Eppure la fetta più grande del denaro affidato alla così detta industria del risparmio gestito, ad oggi, è detenuta in strumenti obbligazionari.
L'industria del risparmio gestito non ha alcun interesse a smobilizzare tutti quei soldi che quasi certamente non renderanno nulla ai propri clienti (e molto probabilmente subiranno delle perdite), ma continuano a rappresentare un flusso di ricavi importante per le banche.
Ugualmente sappiamo che anche l'azionario, specialmente quello USA, ha prezzi a dir poco molto tirati. Qui si può discutere su quando e come inizierà la fase negativa, ma non si può discutere sul fatto che si tratta, oggi più che quattro o cinque anni fa, di un investimento particolarmente rischioso. Ciò nonostante, il messaggio che un po' tutti gli istituti finanziari hanno mandato nelle loro direttive di inizio anno è quello di suggerire agli investitori, per i nuovi soldi che portano, di privilegiare la componente azionaria. Perché? Perché il consiglio tendenzialmente più saggio per la maggior parte degli investitori, ovvero quello di restare liquidi in attesa che la situazione si normalizzi, non è un'opzione che può essere presa in considerazione. Questo perché nessuno guadagna niente dal restare liquidi: “da qualche parte i soldi si devono impiegare” altrimenti la baracca chiude. Allora, meglio le azioni perché queste ultime, rispetto alle obbligazioni, hanno almeno la speranza di guadagnare più dei costi che l'industria del risparmio gestito fa pagare al cliente. Ma questo è un problema dell'industria del risparmio gestito, non del singolo cliente il quale, secondo Patuelli ed altri, dovrebbe fidarsi di ciò che gli dicono in banca, mentre la banca racconta al cliente ciò che è più conveniente per lei e non certo per il cliente stesso.
In questa sede non voglio soffermarmi tanto sul problema dell'opportunità o meno, in questa fase, di investire in azioni. Potrebbero esserci anche degli argomenti per i quali qualcuno possa scegliere consapevolmente di correre questo rischio e potrebbe anche andargli bene per un po'. Il punto è capire che tantissimi di quelli che in questo momento stanno investendo in azioni, consigliati dai vari venditori dell'industria del risparmio gestito non si rendono minimamente conto del reale rischio che stanno correndo. Ciò accade perché suggerire di investire in azioni è ciò che maggiormente conviene all'industria del risparmio gestito, non certo agli investitori.
Uno delle ragioni fondamentali per le quali è nato questo spazio sul sito dell'Aduc è proprio per cercare di dare delle informazioni agli investitori privati affinché smettano di basare il proprio rapporto con la banca sulla fiducia e inizino a fondarlo sull'informazione, sulle conoscenze.

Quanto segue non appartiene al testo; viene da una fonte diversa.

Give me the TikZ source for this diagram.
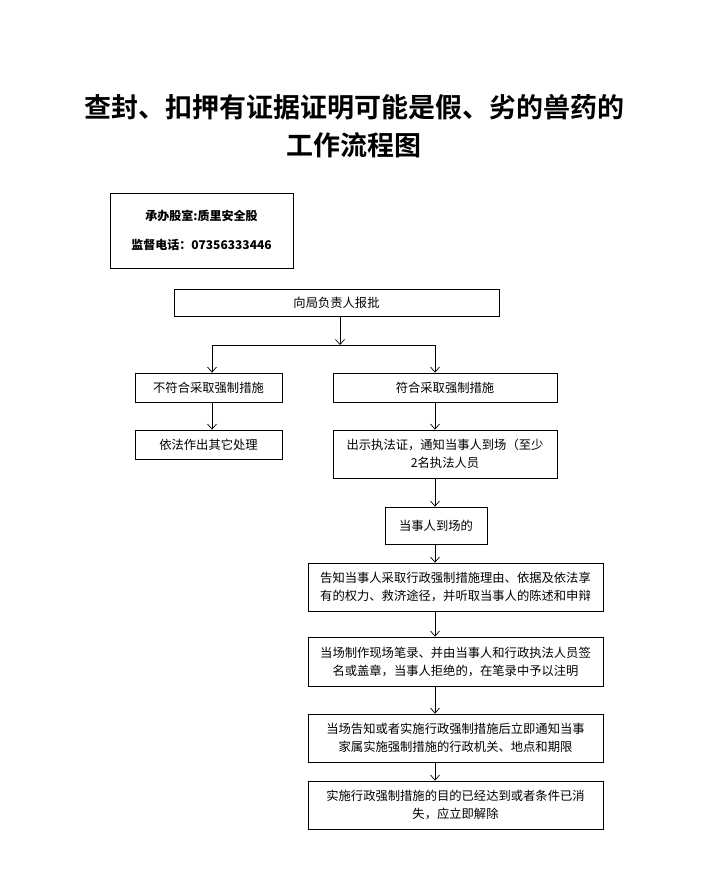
\documentclass[tikz,border=0pt]{standalone}
\usepackage{fontspec}
\setmainfont{Noto Sans CJK SC}
\newfontfamily\titlefont{Noto Sans CJK SC Bold}
\usetikzlibrary{arrows.meta}
\tikzset{
  stepbox/.style={draw, line width=0.8pt, rectangle, minimum height=29pt, align=center, font=\fontsize{12.3}{18}\selectfont, inner sep=1pt},
  arr/.style={line width=0.7pt, -{Straight Barb[length=5pt,width=9pt]}}
}
\begin{document}
\begin{tikzpicture}[x=1pt, y=-1pt]
				\useasboundingbox[fill=white] (0,0) rectangle (724,888);
				\node[font=\titlefont\fontsize{27}{30}\selectfont] (T1)at(354, 107) {查封、扣押有证据证明可能是假、劣的兽药的};
				\node[font=\titlefont\fontsize{27}{30}\selectfont] (T2)at(354, 145) {工作流程图};
				\node[stepbox, minimum width=183pt, minimum height=75pt, font=\bfseries\fontsize{12}{29}\selectfont] (I)at(201.5, 230.5) {承办股室:质里安全股\\监督电话：07356333446};
				\node[stepbox, minimum width=325pt, minimum height=27pt] (R)at(336.5, 302.5) {向局负责人报批};
				\node[stepbox, minimum width=147pt] (L1)at(208.5, 387.5) {不符合采取强制措施};
				\node[stepbox, minimum width=147pt] (L2)at(208.5, 444.5) {依法作出其它处理};
				\node[stepbox, minimum width=224pt] (A)at(445, 387.5) {符合采取强制措施};
				\node[stepbox, minimum width=224pt, minimum height=48pt] (B)at(445, 454) {出示执法证，通知当事人到场（至少\\2名执法人员};
				\node[stepbox, minimum width=102pt, minimum height=37pt] (C)at(436, 525.5) {当事人到场的};
				\node[stepbox, minimum width=295pt, minimum height=48pt] (D)at(455.5, 587) {告知当事人采取行政强制措施理由、依据及依法享\\有的权力、救济途径，并听取当事人的陈述和申辩};
				\node[stepbox, minimum width=295pt, minimum height=49pt] (E)at(455.5, 661.5) {当场制作现场笔录、并由当事人和行政执法人员签\\名或盖章，当事人拒绝的，在笔录中予以注明};
				\node[stepbox, minimum width=295pt, minimum height=48pt] (F)at(455.5, 738) {当场告知或者实施行政强制措施后立即通知当事\\家属实施强制措施的行政机关、地点和期限};
				\node[stepbox, minimum width=295pt, minimum height=48pt] (G)at(455.5, 805) {实施行政强制措施的目的已经达到或者条件已消\\失，应立即解除};
				\coordinate (S)at(340, 345);
				\coordinate (SL)at(212, 345);
				\coordinate (SR)at(435, 345);
				\draw[arr] (R.south -| S) -- (S);
				\draw[line width=0.7pt] (SL) -- (SR);
				\draw[arr] (SL) -- (SL |- L1.north);
				\draw[arr] (SR) -- (SR |- A.north);
				\draw[arr] (L1.south -| SL) -- (L2.north -| SL);
				\draw[arr] (A.south -| SR) -- (B.north -| SR);
				\draw[arr] (B.south -| SR) -- (C.north -| SR);
				\draw[arr] (C.south -| SR) -- (D.north -| SR);
				\draw[arr] (D.south -| SR) -- (E.north -| SR);
				\draw[arr] (E.south -| SR) -- (F.north -| SR);
				\draw[arr] (F.south -| SR) -- (G.north -| SR);
			\end{tikzpicture}
\end{document}
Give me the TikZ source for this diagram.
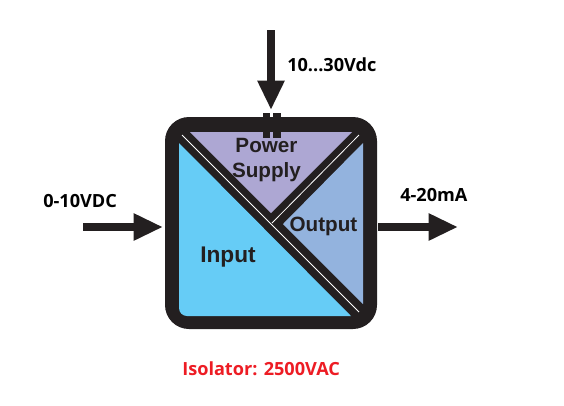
\documentclass[tikz,border=0pt]{standalone}
\usepackage{fontspec}
\setmainfont{Liberation Sans}
\newfontfamily\labelfont{Open Sans}
\usepackage{xcolor}
\definecolor{bandblack}{HTML}{231F20}
\definecolor{softinput}{HTML}{66CCF6}
\definecolor{softsupply}{HTML}{ADA7D3}
\definecolor{softoutput}{HTML}{93B3DE}
\definecolor{notered}{HTML}{ED1C24}
\usetikzlibrary{arrows.meta,positioning,calc}

\begin{document}
\begin{tikzpicture}[
  x=0.75pt,y=-0.75pt,
  zonetext/.style={inner sep=0pt,text=bandblack,font=\fontsize{15.5}{18.75}\selectfont\bfseries,align=center},
  signal/.style={inner sep=0pt,text=black,font=\labelfont\fontsize{13.6}{16}\selectfont\bfseries},
  arrow/.style={-{Triangle[length=22pt,width=19pt]},line width=6pt,draw=bandblack},
  clip pin/.style={fill=bandblack,inner sep=0pt,minimum width=5.6pt,minimum height=18.5pt},
  seam/.style={draw=white,line width=0.6pt}
]
\useasboundingbox (0,0) rectangle (564,405);
% housing and the three zones
\fill[bandblack,rounded corners=18pt] (165,117) rectangle (377,329);
\fill[softinput] (179,143) [rounded corners=6pt] -- (179,316) [sharp corners] -- (351,316) -- cycle;
\fill[softsupply] (190,132) -- (352,132) -- (271,213) -- cycle;
\fill[softoutput] (363,143) -- (363,304) -- (283,224) -- cycle;
\draw[seam] (182,135) -- (359,312);
\draw[seam] (272,223) -- (359,135);
% pins on top
\node[clip pin] (pinl) at (266.5,125.5) {};
\node[clip pin] (pinr) at (277,125.5) {};
% zone names
\node[zonetext] (supply) at (266.5,160.5) {Power\\Supply};
\node[zonetext] (output) at (323.5,226) {Output};
\node[zonetext,font=\fontsize{17}{20}\selectfont\bfseries] (input) at (228,257) {Input};
% signals
\coordinate (top) at (271,30);
\coordinate (topend) at (271,110);
\coordinate (left) at (83,227);
\coordinate (leftend) at (163,227);
\coordinate (right) at (378,227);
\coordinate (rightend) at (458,227);
\draw[arrow] (top) -- (topend);
\draw[arrow] (left) -- (leftend);
\draw[arrow] (right) -- (rightend);
\node[signal,anchor=west] (volt) at (287,65) {10...30Vdc};
\node[signal,anchor=west] (insig) at (43,201) {0-10VDC};
\node[signal,anchor=west] (outsig) at (400,195) {4-20mA};
\node[signal,anchor=west,text=notered] (iso) at (182,369) {Isolator: 2500VAC};
\end{tikzpicture}
\end{document}
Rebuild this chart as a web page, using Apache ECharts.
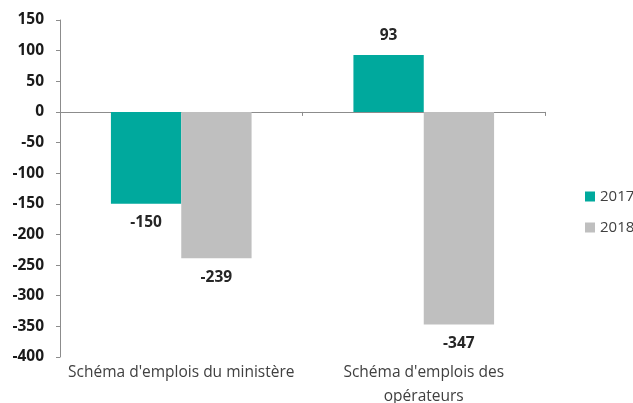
<!DOCTYPE html>
<html>
<head>
<meta charset="utf-8">
<script src="https://cdn.jsdelivr.net/npm/echarts@6/dist/echarts.min.js"></script>
<style>
  html, body { margin: 0; padding: 0; background: #fff; }
  #chart { width: 633px; height: 403px; }
</style>
</head>
<body>
<div id="chart"></div>
<script>
// Categories and yearly values
const categories = ["Schéma d'emplois du ministère", "Schéma d'emplois des\nopérateurs"];
const years = ['2017', '2018'];
const values2017 = [-150, 93];
const values2018 = [-239, -347];
const yTicks = { min: -400, max: 150, step: 50 };

const colors = { '2017': '#00A99D', '2018': '#BFBFBF' };
const font = '"Open Sans", "DejaVu Sans", sans-serif';

function labelFor(v) {
  return {
    show: true,
    position: v < 0 ? 'bottom' : 'top',
    distance: 11,
    fontFamily: font,
    fontWeight: 'bold',
    fontSize: 15.5,
    color: '#262626'
  };
}

function seriesData(vals) {
  return vals.map(v => ({ value: v, label: labelFor(v) }));
}

const chart = echarts.init(document.getElementById('chart'), null, { renderer: 'canvas' });
chart.setOption({
  animation: false,
  backgroundColor: '#fff',
  grid: { left: 60, right: 88, top: 20, bottom: 46, containLabel: false, outerBoundsMode: 'none' },
  legend: {
    orient: 'vertical',
    left: 580,
    top: 184,
    itemWidth: 10,
    itemHeight: 10,
    itemGap: 16,
    icon: 'rect',
    textStyle: { fontFamily: font, fontSize: 15, color: '#404040' },
    data: years
  },
  xAxis: [
    {
      type: 'category',
      data: categories,
      axisLine: { onZero: true, lineStyle: { color: '#8c8c8c', width: 1 } },
      axisTick: { show: true, length: 4, lineStyle: { color: '#8c8c8c' } },
      axisLabel: { show: false }
    },
    {
      type: 'category',
      data: categories,
      position: 'bottom',
      axisLine: { show: false, onZero: false },
      axisTick: { show: false },
      axisLabel: {
        show: true,
        interval: 0,
        margin: 4,
        fontFamily: font,
        fontSize: 15.5,
        lineHeight: 24,
        color: '#404040'
      }
    }
  ],
  yAxis: {
    type: 'value',
    min: yTicks.min,
    max: yTicks.max,
    interval: yTicks.step,
    splitLine: { show: false },
    axisLine: { show: true, lineStyle: { color: '#8c8c8c' } },
    axisTick: { show: true, length: 4, lineStyle: { color: '#8c8c8c' } },
    axisLabel: {
      margin: 16,
      fontFamily: font,
      fontWeight: 'bold',
      fontSize: 15.5,
      color: '#1a1a1a'
    }
  },
  series: [
    {
      name: '2017',
      type: 'bar',
      xAxisIndex: 0,
      data: seriesData(values2017),
      itemStyle: { color: colors['2017'] },
      barGap: '0%',
      barCategoryGap: '42%'
    },
    {
      name: '2018',
      type: 'bar',
      xAxisIndex: 0,
      data: seriesData(values2018),
      itemStyle: { color: colors['2018'] },
      barGap: '0%',
      barCategoryGap: '42%'
    }
  ]
});
</script>
</body>
</html>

A distanza di molti anni, devo dire che molti hanno compreso qual è il vero ruolo delle banche e la fiducia nel sistema bancario, per fortuna, è ai minimi storici.
Molti hanno compreso che la banca suggerisce ciò che conviene a lei e non ciò che conviene al cliente. Quindi, diventa fondamentale che il singolo investitore si crei quel minimo di conoscenze che gli consentano di fare scelte consapevoli oppure, per patrimoni un po' più importanti, si affidi a chi può consigliarlo in modo indipendente.